Gibt es bereits Musterverfahren zur Grundsteuer?

Mittlerweile sind am Finanzgericht Berlin – Brandenburg bereits Klageverfahren zum Bundesmodell anhängig, die auch die Frage der Verfassungsmäßigkeit der Bewertung der Grundstücke im Bundesmodell aufgreifen. Es ist daher zu erwägen, mit einem Einspruch unter Bezugnahme auf die beim Finanzgericht Berlin – Brandenburg unter Az.: 3 K 3170/22 sowie 3 K 3018/23 anhängigen Klageverfahren zur Frage der Verfassungsmäßigkeit der aktuellen Bewertung im Rahmen der Feststellung des Grundsteuerwertes zum 01.01.2022 Ruhen des Einspruchsverfahrens nach § 363 Abs. 2 Satz 1 AO aus Zweckmäßigkeitsgründen bis zur rechtskräftigen Entscheidung über die mögliche Verfassungswidrigkeit der Bewertungsregelungen zum Feststellungszeitpunkt 01.01.2022 zu beantragen.

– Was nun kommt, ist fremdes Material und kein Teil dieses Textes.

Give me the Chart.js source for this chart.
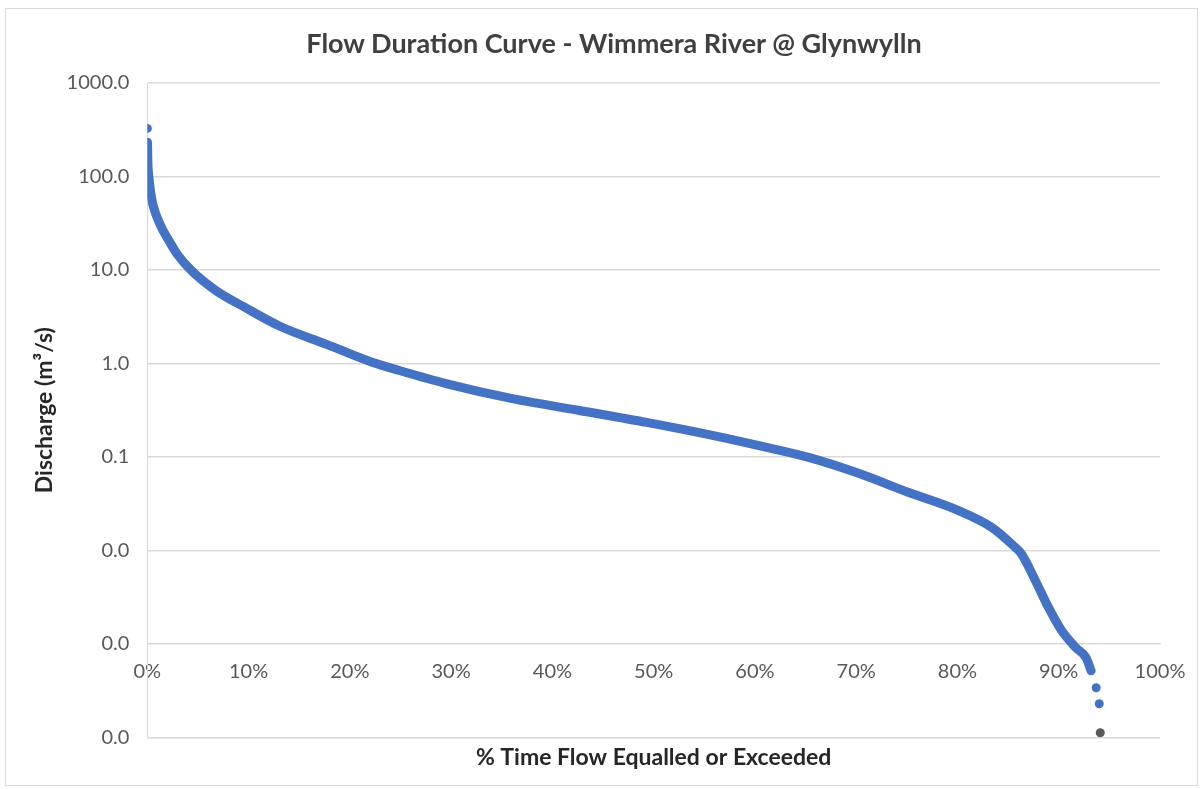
<!DOCTYPE html>
<html>
<head>
<meta charset="utf-8">
<title>Flow Duration Curve</title>
<script src="https://cdn.jsdelivr.net/npm/chart.js@4.4.1/dist/chart.umd.min.js"></script>
<style>
  html, body { margin: 0; padding: 0; background: #fff; }
  #wrap { position: relative; width: 1203px; height: 789px; }
  #frame { position: absolute; left: 5px; top: 8px; width: 1191px; height: 776px; border: 1px solid #d9d9d9; pointer-events: none; }
  #title {
    position: absolute; left: 0; top: 26px; width: 1228px; text-align: center;
    font: bold 27px Lato, "Open Sans", sans-serif; color: #404040;
  }
</style>
</head>
<body>
<div id="wrap">
  <canvas id="fdc"></canvas>
  <div id="title">Flow Duration Curve - Wimmera River @ Glynwylln</div>
  <div id="frame"></div>
</div>
<script>
// % of time flow equalled or exceeded, and discharge (m3/s)
const flowPct = [0.02, 0.05, 0.15, 0.35, 0.55, 1.3, 2.2, 3.0, 4.3, 6.8, 9.6, 13.1, 17.7, 22.2, 24.9,
  29.5, 36.05, 42.65, 49.3, 55.8, 60.4, 65.3, 70.3, 75.2, 80.1, 83.4,
  85.5, 86.3, 87.7, 89.0, 90.3, 91.7, 92.7, 93.2];
const discharge = [232, 150, 100, 66, 50, 30, 20, 14.5, 10, 6.0, 4.0, 2.5, 1.6, 1.03, 0.84,
  0.61, 0.42, 0.314, 0.234, 0.17, 0.132, 0.099, 0.0665, 0.0416, 0.0267, 0.0176,
  0.0113, 0.00925, 0.00475, 0.00244, 0.00138, 0.00091, 0.00071, 0.000516];

// isolated markers at either end of the record
const outlierPct = [0, 93.7, 94.0];
const outlierQ = [327, 0.00034, 0.000229];
const lowestPct = [94.1];
const lowestQ = [0.000112];

const yTicks = [1000, 100, 10, 1, 0.1, 0.01, 0.001, 0.0001];
const xTickStep = 10;

const BLUE = '#4472c4';
const GRID = '#d9d9d9';
const TEXT = '#595959';
const FONT = 'Lato, "Open Sans", sans-serif';

const toPoints = (xs, ys) => xs.map((x, i) => ({ x, y: ys[i] }));

new Chart(document.getElementById('fdc'), {
  type: 'scatter',
  data: {
    datasets: [
      {
        data: toPoints(flowPct, discharge),
        showLine: true,
        borderColor: BLUE,
        backgroundColor: BLUE,
        borderWidth: 9,
        borderCapStyle: 'round',
        borderJoinStyle: 'round',
        cubicInterpolationMode: 'monotone',
        pointRadius: 0,
      },
      {
        data: toPoints(outlierPct, outlierQ),
        backgroundColor: BLUE,
        borderWidth: 0,
        pointRadius: 4.5,
      },
      {
        data: toPoints(lowestPct, lowestQ),
        backgroundColor: '#595959',
        borderWidth: 0,
        pointRadius: 4.5,
      },
    ],
  },
  options: {
    responsive: true,
    maintainAspectRatio: false,
    animation: false,
    layout: { padding: { top: 83, right: 43, bottom: 18, left: 31 } },
    plugins: {
      legend: { display: false },
      tooltip: { enabled: false },
      title: { display: false },
    },
    scales: {
      x: {
        type: 'linear',
        min: 0,
        max: 100,
        position: { y: 0.001 },
        afterFit: s => { s.height = 0; },
        grid: { display: false, drawTicks: false },
        border: { color: GRID },
        ticks: {
          stepSize: xTickStep,
          color: TEXT,
          padding: 16,
          font: { family: FONT, size: 20 },
          callback: v => v + '%',
        },
      },
      x2: {
        type: 'linear',
        min: 0,
        max: 100,
        position: 'bottom',
        grid: { display: false, drawTicks: false },
        border: { display: false },
        ticks: { display: false },
        title: {
          display: true,
          text: '% Time Flow Equalled or Exceeded',
          color: '#262626',
          font: { family: FONT, size: 23, weight: 'bold' },
          padding: { top: 6, bottom: 0 },
        },
      },
      y: {
        type: 'logarithmic',
        min: 0.0001,
        max: 1000,
        afterBuildTicks: s => { s.ticks = yTicks.map(v => ({ value: v })); },
        grid: { color: GRID, lineWidth: 1.5, drawTicks: false },
        border: { color: GRID },
        ticks: {
          color: TEXT,
          padding: 18,
          font: { family: FONT, size: 20 },
          callback: v => Number(v).toFixed(1),
        },
        title: {
          display: true,
          text: 'Discharge (m³/s)',
          color: '#262626',
          font: { family: FONT, size: 23, weight: 'bold' },
          padding: { top: 0, bottom: -10 },
        },
      },
    },
  },
});
</script>
</body>
</html>
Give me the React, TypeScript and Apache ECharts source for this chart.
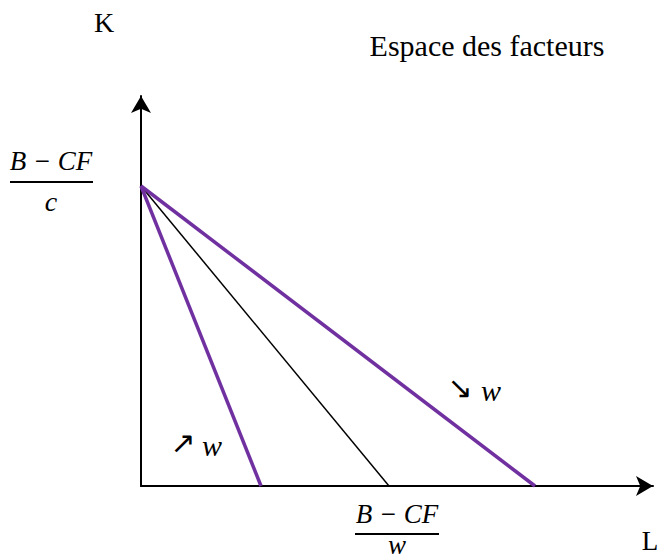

Ferner planen die Verbände Haus & Grund Deutschand und der Bund der Steuerzahler Deutschland auf Grundlage eines Rechtsgutachtens von Prof. Dr. Kirchhof von der Universität Augsburg im Wege von Musterklagen eine verfassungsrechtliche Überprüfung des Bundesmodells anzustrengen.
Hinweis
Der Text bietet einen ersten allgemeinen Überblick zu wichtigen Fragen rund um die Thematik der Grundsteuer. Er stellt keine vollständige Abhandlung der umfassenden Problematik dar und erhebt nicht den Anspruch, steuerrechtliche Fragestellungen zu diskutieren oder Lösungsvorschläge zu bieten oder Verhaltensweisen der Steuerpflichtigen zu implizieren. Die materiell-, verfassungsrechtlichen sowie prozesstaktischen Fragestellungen sind zu komplex und Einzelfallbezogen. Es wird daher dringend geraten, frühzeitig eine steuerrechtliche Beratung in Anspruch zu nehmen, um die eigene Rechtsposition nicht zu gefährden.